First, it treats insight as an input rather than as part of a decision system. Once a report is delivered, the job is considered done. Whether a decision is made, delayed, or ignored is treated as a behavioural issue rather than a design flaw.
Second, it assumes that interpretation will converge naturally. In practice, different stakeholders read the same signal differently. Context is debated. Thresholds are unclear. What looks like a decision trigger to one person is noise to another, because thresholds, ownership, and action expectations are undefined.
Third, it decouples insight from execution. Even when decisions are made, they are often not bound to specific actions, owners, or timing. Follow-through depends on informal coordination rather than engineered pathways.
The result is predictable. Insight circulates. Discussion deepens. Decisions remain tentative. Action, if it occurs, is uneven and difficult to attribute back to the original insight.
3. Reframing the Problem: From Insight Generation to Insight Execution
Insight doesn’t fail because it’s wrong.
It fails because it arrives too late—or goes nowhere.
This is the core premise behind the Harmonic Decision Intelligence Loop™.
The reframing is fundamental. Insight is not treated as a static artefact to be consumed, but as a dynamic element in a loop that must reliably produce decisions, trigger actions, and generate outcomes. The focus shifts from reporting cycles to decision moments.
At the heart of this framing is a simple but demanding chain:
Intent → Decisions → Actions → Outcomes
In many organisations, this chain is broken. Intent exists, often implicitly. Decisions are discussed but not committed. Actions are disconnected from the original insight. Outcomes are measured, but not clearly linked back to decision logic.
The Harmonic framing makes this explicit. Insight systems are designed not just to inform, but to trigger. Signals are expected to arrive with defined decision-relevant meaning, thresholds, and implications for action. Decisions are treated as commitments made by named owners, within their defined authority and action scope, not as ongoing interpretation exercises. Outcomes are required to close the loop and refine future behaviour.
This leads to a deliberate shift:
From reporting cycles to decision moments
From passive consumption to active triggers
From insight generation to insight execution
From information to outcomes
In this view, insight only matters when it moves behaviour.
4. How This Plays Out in Practice
The difference becomes clear when examining how decisions actually unfold.
Consider a recurring commercial or risk decision—pricing adjustments, credit exposure management, capacity allocation, or performance intervention.
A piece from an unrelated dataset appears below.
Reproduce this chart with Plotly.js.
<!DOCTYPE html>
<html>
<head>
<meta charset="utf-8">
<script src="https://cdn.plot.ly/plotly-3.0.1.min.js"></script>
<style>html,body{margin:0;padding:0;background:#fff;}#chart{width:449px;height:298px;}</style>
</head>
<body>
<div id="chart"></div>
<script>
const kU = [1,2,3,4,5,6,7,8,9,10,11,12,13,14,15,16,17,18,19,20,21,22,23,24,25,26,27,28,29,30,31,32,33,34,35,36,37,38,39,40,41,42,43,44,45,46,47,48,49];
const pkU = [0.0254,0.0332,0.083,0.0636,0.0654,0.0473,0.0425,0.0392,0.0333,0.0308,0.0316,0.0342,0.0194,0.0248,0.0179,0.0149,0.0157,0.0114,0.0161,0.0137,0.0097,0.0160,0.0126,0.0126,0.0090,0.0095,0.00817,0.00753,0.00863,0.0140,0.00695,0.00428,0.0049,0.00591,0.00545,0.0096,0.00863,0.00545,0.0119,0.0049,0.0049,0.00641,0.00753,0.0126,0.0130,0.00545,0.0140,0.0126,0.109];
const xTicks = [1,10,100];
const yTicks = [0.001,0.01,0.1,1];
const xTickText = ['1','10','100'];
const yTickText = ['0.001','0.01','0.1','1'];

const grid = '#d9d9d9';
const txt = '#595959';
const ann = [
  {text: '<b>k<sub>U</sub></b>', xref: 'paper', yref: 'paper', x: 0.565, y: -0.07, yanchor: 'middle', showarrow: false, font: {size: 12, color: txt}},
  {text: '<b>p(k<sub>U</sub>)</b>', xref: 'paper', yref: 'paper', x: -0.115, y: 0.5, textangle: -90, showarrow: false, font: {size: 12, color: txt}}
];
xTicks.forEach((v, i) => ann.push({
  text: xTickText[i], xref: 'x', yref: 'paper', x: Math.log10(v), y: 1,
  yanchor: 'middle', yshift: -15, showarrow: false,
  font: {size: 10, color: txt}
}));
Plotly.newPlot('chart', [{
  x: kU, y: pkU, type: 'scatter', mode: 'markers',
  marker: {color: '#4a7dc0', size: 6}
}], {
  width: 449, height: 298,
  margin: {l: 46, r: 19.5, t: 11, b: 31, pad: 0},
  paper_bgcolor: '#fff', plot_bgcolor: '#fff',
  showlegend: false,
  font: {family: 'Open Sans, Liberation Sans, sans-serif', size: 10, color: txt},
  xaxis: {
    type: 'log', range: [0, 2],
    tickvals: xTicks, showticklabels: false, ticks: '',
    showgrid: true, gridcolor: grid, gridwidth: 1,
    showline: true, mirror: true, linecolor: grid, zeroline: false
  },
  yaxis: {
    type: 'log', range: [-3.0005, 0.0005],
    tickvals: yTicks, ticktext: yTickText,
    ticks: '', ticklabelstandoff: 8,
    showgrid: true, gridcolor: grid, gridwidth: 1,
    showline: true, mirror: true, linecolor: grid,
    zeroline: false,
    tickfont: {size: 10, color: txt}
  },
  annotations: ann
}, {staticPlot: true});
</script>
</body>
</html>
In a conventional setup, analytics teams produce regular reports highlighting trends and exceptions. These are reviewed in meetings. Discussion follows. Actions may or may not be agreed, and even when they are, ownership and timing are often loosely defined.
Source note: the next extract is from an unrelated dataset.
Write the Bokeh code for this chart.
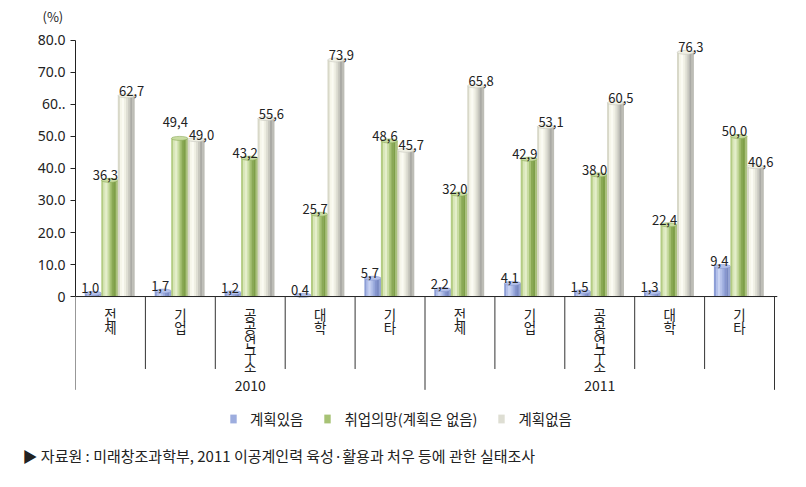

Over time, the same issues reappear. Signals are revisited. Thresholds are debated anew. The organisation learns slowly, if at all.
A decision intelligence approach looks different. The starting point is not the dashboard, but the decision itself. What decision must be made, by whom, and how often? What actions are available once the decision is taken? What outcomes will indicate whether the decision was effective?
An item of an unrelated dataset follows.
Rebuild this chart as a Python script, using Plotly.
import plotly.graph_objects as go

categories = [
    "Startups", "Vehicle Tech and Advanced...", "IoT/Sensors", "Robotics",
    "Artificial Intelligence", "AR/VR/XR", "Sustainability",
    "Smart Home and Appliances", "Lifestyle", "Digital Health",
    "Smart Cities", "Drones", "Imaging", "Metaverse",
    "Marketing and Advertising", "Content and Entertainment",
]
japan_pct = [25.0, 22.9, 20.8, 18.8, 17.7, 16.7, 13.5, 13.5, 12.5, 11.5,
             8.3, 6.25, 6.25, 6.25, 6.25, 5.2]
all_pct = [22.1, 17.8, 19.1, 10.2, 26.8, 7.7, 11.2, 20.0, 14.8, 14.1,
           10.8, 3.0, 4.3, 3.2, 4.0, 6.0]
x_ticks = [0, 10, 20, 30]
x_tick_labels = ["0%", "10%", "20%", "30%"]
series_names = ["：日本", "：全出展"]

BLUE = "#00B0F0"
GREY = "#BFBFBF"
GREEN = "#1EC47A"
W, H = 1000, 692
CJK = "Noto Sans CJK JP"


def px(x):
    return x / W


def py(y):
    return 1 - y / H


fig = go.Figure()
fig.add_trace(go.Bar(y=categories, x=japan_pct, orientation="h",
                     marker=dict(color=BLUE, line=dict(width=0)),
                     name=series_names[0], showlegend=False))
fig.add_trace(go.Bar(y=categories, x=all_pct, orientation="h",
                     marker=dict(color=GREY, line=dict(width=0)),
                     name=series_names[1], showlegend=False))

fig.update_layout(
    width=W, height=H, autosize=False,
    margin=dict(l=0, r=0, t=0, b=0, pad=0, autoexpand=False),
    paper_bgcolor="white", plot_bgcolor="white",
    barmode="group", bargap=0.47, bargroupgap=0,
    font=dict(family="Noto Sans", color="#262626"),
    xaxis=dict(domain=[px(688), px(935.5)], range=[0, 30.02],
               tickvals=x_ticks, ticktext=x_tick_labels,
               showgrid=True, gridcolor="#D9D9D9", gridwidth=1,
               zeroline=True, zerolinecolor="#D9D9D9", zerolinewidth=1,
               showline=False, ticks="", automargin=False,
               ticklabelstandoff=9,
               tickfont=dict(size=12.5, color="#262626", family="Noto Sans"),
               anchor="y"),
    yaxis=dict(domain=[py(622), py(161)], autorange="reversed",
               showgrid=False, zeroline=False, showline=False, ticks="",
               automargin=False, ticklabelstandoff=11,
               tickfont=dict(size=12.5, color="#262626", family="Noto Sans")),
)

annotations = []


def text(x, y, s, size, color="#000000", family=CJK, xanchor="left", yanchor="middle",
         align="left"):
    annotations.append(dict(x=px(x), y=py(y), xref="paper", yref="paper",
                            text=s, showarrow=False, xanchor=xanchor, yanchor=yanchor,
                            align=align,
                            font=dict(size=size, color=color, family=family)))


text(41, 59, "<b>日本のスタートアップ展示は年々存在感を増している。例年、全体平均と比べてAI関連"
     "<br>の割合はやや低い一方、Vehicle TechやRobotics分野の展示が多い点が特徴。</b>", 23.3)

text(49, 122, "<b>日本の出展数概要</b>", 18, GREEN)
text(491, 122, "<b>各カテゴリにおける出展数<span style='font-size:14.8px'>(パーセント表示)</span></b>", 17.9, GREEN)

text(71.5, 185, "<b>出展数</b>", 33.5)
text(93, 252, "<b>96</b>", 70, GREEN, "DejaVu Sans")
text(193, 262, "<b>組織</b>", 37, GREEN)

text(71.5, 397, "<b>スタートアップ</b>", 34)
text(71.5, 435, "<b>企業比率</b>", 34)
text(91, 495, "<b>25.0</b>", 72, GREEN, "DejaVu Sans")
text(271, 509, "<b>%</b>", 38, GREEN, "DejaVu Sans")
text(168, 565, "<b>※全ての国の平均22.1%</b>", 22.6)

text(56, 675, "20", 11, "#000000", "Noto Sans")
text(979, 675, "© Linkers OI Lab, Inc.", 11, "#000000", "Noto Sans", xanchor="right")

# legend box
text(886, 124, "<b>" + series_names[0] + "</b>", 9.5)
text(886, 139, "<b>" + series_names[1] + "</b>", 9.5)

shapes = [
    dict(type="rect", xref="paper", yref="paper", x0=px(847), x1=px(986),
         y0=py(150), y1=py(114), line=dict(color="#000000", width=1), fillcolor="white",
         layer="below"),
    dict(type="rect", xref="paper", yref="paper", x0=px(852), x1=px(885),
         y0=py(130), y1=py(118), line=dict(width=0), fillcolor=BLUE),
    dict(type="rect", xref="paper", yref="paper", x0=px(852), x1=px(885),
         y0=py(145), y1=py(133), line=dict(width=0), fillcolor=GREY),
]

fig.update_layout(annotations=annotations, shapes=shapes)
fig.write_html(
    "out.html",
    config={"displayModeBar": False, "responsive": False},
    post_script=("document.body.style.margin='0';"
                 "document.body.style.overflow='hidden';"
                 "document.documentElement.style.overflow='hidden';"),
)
From there, insight is shaped to fit the decision moment. Signals are defined in action-bounded terms, without redefining underlying analytics or foundation semantics. Thresholds clarify when a signal requires a response, when it warrants escalation, and when it can be monitored. Decision forums are designed to produce commitments, not just alignment.
When the loop runs, decisions are recorded alongside actions taken. Outcomes are reviewed against the original intent. Where results diverge from expectations, the system adapts—adjusting thresholds, refining signals, or revisiting decision assumptions within the loop.
This does not eliminate judgement. It structures it. Human expertise is applied where it adds value, not where the system is ambiguous by design.
5. Why This Matters Now
The urgency of this shift has increased materially.
Decision environments are faster and more complex. Market conditions change quickly. Regulatory scrutiny is intense. Operational margins for error are thin. In this context, delayed or inconsistent decisions carry real cost.
At the same time, analytics capability has outpaced decision design. Organisations can generate insight at scale, but often lack the operating discipline to translate it into consistent action. The gap between “knowing” and “doing” has widened.
There is also a growing accountability gap. Leaders are expected to demonstrate that decisions are evidence-based and that outcomes are understood. Insight systems that cannot trace how signals influenced actions, and how actions influenced outcomes, struggle to meet this expectation.
Finally, organisations are increasingly sceptical of transformation programmes that promise better decisions without changing how decisions are actually made. There is less patience for theoretical improvement and more demand for observable impact.
In this environment, designing insight systems that drive action is not an optimisation. It is a necessity.
6. Implications for Leaders
For senior leaders, the implications are practical and behavioural.
First, it requires a shift in how insight investments are evaluated. The question is not how many dashboards exist, but how many decisions reliably produce action. Leaders should ask where decisions stall and why.
Second, it demands clarity of ownership. Decision intelligence cannot function without named decision owners who are empowered—and expected—to commit. Ambiguity here cannot be resolved by better analytics.
Third, leaders must accept that not all insight is decision-grade. Some information is exploratory or contextual. Treating everything as decision-ready creates noise. The discipline lies in defining which decision-grade signals matter for which decisions.
Finally, leaders must insist on feedback. Decisions without outcome review do not improve. The loop only strengthens when outcomes are used to refine future decisions, rather than explained away.
This is not about adding process. It is about designing systems that respect how decisions actually work.
7. Closing Perspective
Many organisations have become excellent at producing insight. Far fewer are deliberate about how insight becomes action.
The Harmonic Decision Intelligence Loop™ reframes the challenge. It does not ask for more data, faster dashboards, or smarter visuals. It asks whether insight systems are designed to produce decisions, trigger actions, and learn from outcomes.
When that design is absent, insight circulates and behaviour stays the same. When it is present, insight becomes an active force—shaping decisions in time, at scale, and with accountability.
For leaders reflecting on why good analysis so often fails to change outcomes, the answer is rarely in the data itself. It is in the missing link between knowing and doing.
Designing that link is where insight begins to matter.